**REQUEST**:
Where a line in the listing below contains the word "Write", copy that line.

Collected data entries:
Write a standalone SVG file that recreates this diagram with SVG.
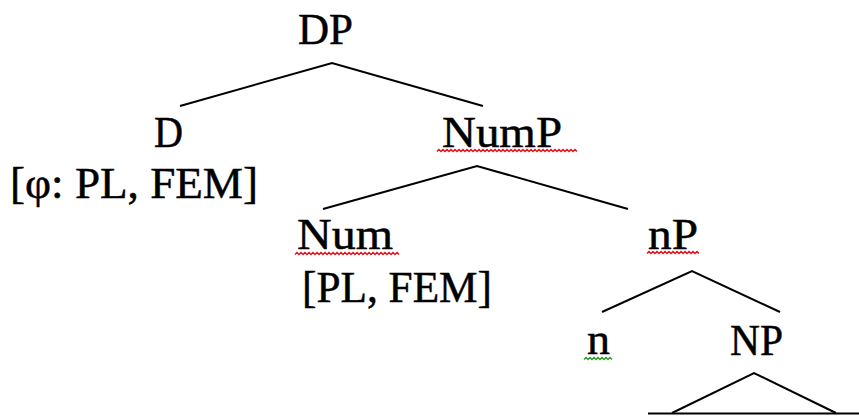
<svg xmlns="http://www.w3.org/2000/svg" width="859" height="417" viewBox="0 0 859 417">
  <style>
    text { font-family: "Liberation Serif", "DejaVu Serif", serif; font-size: 45px; fill: #000; stroke: #000; stroke-width: 0.5; }
    .edge { fill: none; stroke: #000; stroke-width: 2; stroke-linecap: butt; stroke-linejoin: miter; }
    .spell { fill: none; stroke: #e3141e; stroke-width: 1.5; }
    .gram { fill: none; stroke: #2e9a2e; stroke-width: 1.5; }
  </style>
  <rect width="859" height="417" fill="#fff"/>

  <!-- branches -->
  <g id="connectors">
    <path class="edge" d="M180,106 L332,63 L483,106"/>
    <path class="edge" d="M323,209 L477,166 L628,209"/>
    <path class="edge" d="M602,312 L692,271 L780,312"/>
    <path class="edge" d="M672,413 L754,373 L836,413"/>
    <path class="edge" d="M648,413.5 L859,413.5" stroke-width="2.5"/>
  </g>

  <g id="node-DP">
    <text x="298" y="44" textLength="55" lengthAdjust="spacingAndGlyphs">DP</text>
  </g>

  <g id="node-D">
    <text x="154" y="147" textLength="29" lengthAdjust="spacingAndGlyphs">D</text>
    <text x="10" y="198" textLength="248" lengthAdjust="spacingAndGlyphs">[φ: PL, FEM]</text>
  </g>

  <g id="node-NumP">
    <text x="442" y="147" textLength="120" lengthAdjust="spacingAndGlyphs">NumP</text>
    <path class="spell" d="M437,151.5 l2,-2 2,2 2,-2 2,2 2,-2 2,2 2,-2 2,2 2,-2 2,2 2,-2 2,2 2,-2 2,2 2,-2 2,2 2,-2 2,2 2,-2 2,2 2,-2 2,2 2,-2 2,2 2,-2 2,2 2,-2 2,2 2,-2 2,2 2,-2 2,2 2,-2 2,2 2,-2 2,2 2,-2 2,2 2,-2 2,2 2,-2 2,2 2,-2 2,2 2,-2 2,2 2,-2 2,2 2,-2 2,2 2,-2 2,2 2,-2 2,2 2,-2 2,2 2,-2 2,2 2,-2 2,2 2,-2 2,2 2,-2 2,2 2,-2 2,2 2,-2 2,2 2,-2 2,2"/>
  </g>

  <g id="node-Num">
    <text x="297" y="249" textLength="96" lengthAdjust="spacingAndGlyphs">Num</text>
    <path class="spell" d="M295,254.5 l2,-2 2,2 2,-2 2,2 2,-2 2,2 2,-2 2,2 2,-2 2,2 2,-2 2,2 2,-2 2,2 2,-2 2,2 2,-2 2,2 2,-2 2,2 2,-2 2,2 2,-2 2,2 2,-2 2,2 2,-2 2,2 2,-2 2,2 2,-2 2,2 2,-2 2,2 2,-2 2,2 2,-2 2,2 2,-2 2,2 2,-2 2,2 2,-2 2,2 2,-2 2,2 2,-2 2,2 2,-2 2,2 2,-2 2,2"/>
    <text x="302" y="302" textLength="190" lengthAdjust="spacingAndGlyphs">[PL, FEM]</text>
  </g>

  <g id="node-nP">
    <text x="648" y="249" textLength="50" lengthAdjust="spacingAndGlyphs">nP</text>
    <path class="spell" d="M647,253.5 l2,-2 2,2 2,-2 2,2 2,-2 2,2 2,-2 2,2 2,-2 2,2 2,-2 2,2 2,-2 2,2 2,-2 2,2 2,-2 2,2 2,-2 2,2 2,-2 2,2 2,-2 2,2 2,-2 2,2"/>
  </g>

  <g id="node-n">
    <text x="587" y="354" textLength="23" lengthAdjust="spacingAndGlyphs">n</text>
    <path class="gram" d="M584,359.5 l2,-2 2,2 2,-2 2,2 2,-2 2,2 2,-2 2,2 2,-2 2,2 2,-2 2,2 2,-2 2,2"/>
  </g>

  <g id="node-NP">
    <text x="730" y="355" textLength="53" lengthAdjust="spacingAndGlyphs">NP</text>
  </g>
</svg>
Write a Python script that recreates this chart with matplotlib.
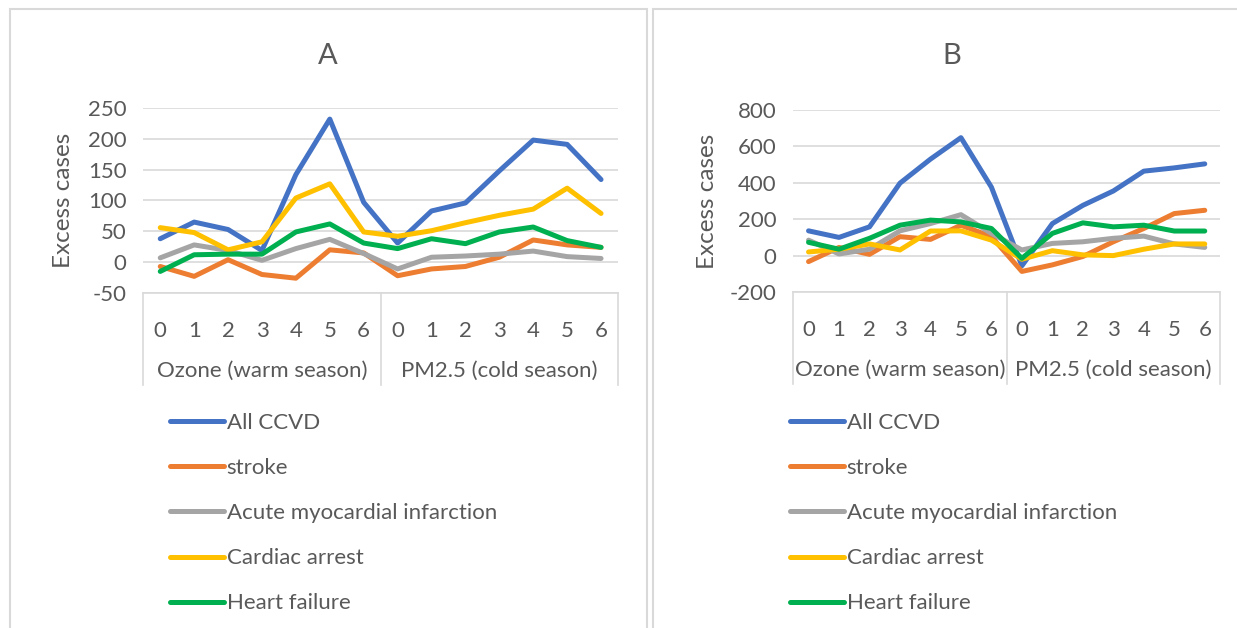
import matplotlib
matplotlib.use("Agg")
import matplotlib.pyplot as plt
from matplotlib.patches import Rectangle
from matplotlib.lines import Line2D
import matplotlib.transforms as mtransforms

plt.rcParams['font.family'] = ['Lato', 'DejaVu Sans']

# ---------------- data ----------------
lags = ["0", "1", "2", "3", "4", "5", "6"]
groups = ["Ozone (warm season)", "PM2.5 (cold season)"]
series_names = ["All CCVD", "stroke", "Acute myocardial infarction", "Cardiac arrest", "Heart failure"]
colors = ["#4472C4", "#ED7D31", "#A5A5A5", "#FFC000", "#00B050"]

# Panel A (ozone lags 0-6, then PM2.5 lags 0-6)
A_all_ccvd = [38, 65, 53, 19, 142, 232, 97, 31, 83, 96, 148, 198, 191, 134]
A_stroke   = [-7, -23, 4, -20, -26, 20, 15, -22, -11, -7, 8, 36, 28, 24]
A_ami      = [7, 28, 19, 3, 22, 37, 14, -11, 8, 10, 13, 18, 9, 6]
A_arrest   = [56, 48, 20, 33, 104, 127, 49, 42, 51, 64, 76, 86, 120, 79]
A_hf       = [-15, 12, 13, 13, 49, 62, 31, 22, 38, 30, 49, 57, 35, 24]

# Panel B
B_all_ccvd = [136, 100, 158, 398, 530, 648, 376, -56, 176, 276, 355, 464, 482, 504]
B_stroke   = [-33, 45, 7, 104, 89, 167, 104, -87, -51, -5, 76, 149, 231, 249]
B_ami      = [85, 9, 35, 136, 176, 225, 122, 31, 67, 76, 95, 107, 64, 45]
B_arrest   = [20, 35, 64, 31, 135, 136, 85, -20, 27, 4, 0, 35, 64, 64]
B_hf       = [73, 35, 95, 167, 195, 185, 149, -15, 122, 180, 158, 167, 135, 135]

A_yticks = [-50, 0, 50, 100, 150, 200, 250]
B_yticks = [-200, 0, 200, 400, 600, 800]

# ---------------- figure ----------------
W, H = 1237, 628
fig = plt.figure(figsize=(W / 100, H / 100), dpi=100)
fig.patch.set_facecolor("white")

text_col = "#595959"
grid_col = "#D9D9D9"
FS = 16

def fx(px):
    return px / W

def fy(py):
    return 1 - py / H

# panel frames
fig.patches.append(Rectangle((fx(10), fy(640)), fx(647) - fx(10), fy(9) - fy(640),
                             transform=fig.transFigure, fill=False, ec="#D9D9D9", lw=1.5))
fig.patches.append(Rectangle((fx(653), fy(640)), fx(1260) - fx(653), fy(9) - fy(640),
                             transform=fig.transFigure, fill=False, ec="#D9D9D9", lw=1.5))


def make_panel(rect_px, data, yticks, title, title_x, ylabel_x, legend_x):
    l, r, t, b = rect_px
    ax = fig.add_axes([fx(l), fy(b), fx(r) - fx(l), fy(t) - fy(b)])
    n = len(lags) * len(groups)
    xs = list(range(n))
    for vals, name, c in zip(data, series_names, colors):
        ax.plot(xs, vals, color=c, lw=3.6, label=name,
                solid_capstyle="round", solid_joinstyle="round")
    ax.set_xlim(-0.5, n - 0.5)
    ax.set_ylim(yticks[0], yticks[-1])
    ax.set_yticks(yticks)
    ax.set_yticklabels([str(v) for v in yticks])
    ax.yaxis.grid(True, color=grid_col, lw=1.2)
    ax.set_axisbelow(True)
    for s in ax.spines.values():
        s.set_visible(False)
    ax.tick_params(axis="y", length=0, pad=12, labelsize=FS, labelcolor=text_col)
    ax.set_xticks(xs)
    ax.set_xticklabels(lags * len(groups))
    ax.tick_params(axis="x", length=0, pad=20, labelsize=FS, labelcolor=text_col)

    # category box
    trans = mtransforms.blended_transform_factory(ax.transData, ax.transAxes)
    box_depth = 92 / (b - t)
    ax.add_line(Line2D([-0.5, n - 0.5], [0, 0], transform=trans, color=grid_col, lw=1.2, clip_on=False))
    for xv in [-0.5, len(lags) - 0.5, n - 0.5]:
        ax.add_line(Line2D([xv, xv], [0, -box_depth], transform=trans, color=grid_col,
                           lw=1.2, clip_on=False))
    for gi, g in enumerate(groups):
        cx = gi * len(lags) + (len(lags) - 1) / 2
        ax.text(cx, -78 / (b - t), g, transform=trans, ha="center", va="center",
                fontsize=FS, color=text_col)

    ax.set_ylabel("Excess cases", fontsize=17.5, color=text_col)
    ax.yaxis.set_label_coords((ylabel_x - l) / (r - l), 0.5)

    fig.text(fx(title_x), fy(56), title, ha="center", va="center", fontsize=21, color=text_col)

    handles, labels = ax.get_legend_handles_labels()
    fig.legend(handles, labels, loc="upper left",
               bbox_to_anchor=(fx(legend_x), fy(413)), frameon=False,
               fontsize=FS, labelcolor=text_col, handlelength=2.45, handletextpad=0.1,
               labelspacing=1.13, borderpad=0, borderaxespad=0)
    return ax


make_panel((143.3, 618, 108, 293),
           [A_all_ccvd, A_stroke, A_ami, A_arrest, A_hf], A_yticks, "A", 328, 74, 170)
make_panel((793.3, 1220, 110, 292),
           [B_all_ccvd, B_stroke, B_ami, B_arrest, B_hf], B_yticks, "B", 952, 718, 790)

fig.savefig("out.png", dpi=100, facecolor="white")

**COMPLETE OUTPUT**:
Write a standalone SVG file that recreates this diagram with SVG.
Write a Python script that recreates this chart with matplotlib.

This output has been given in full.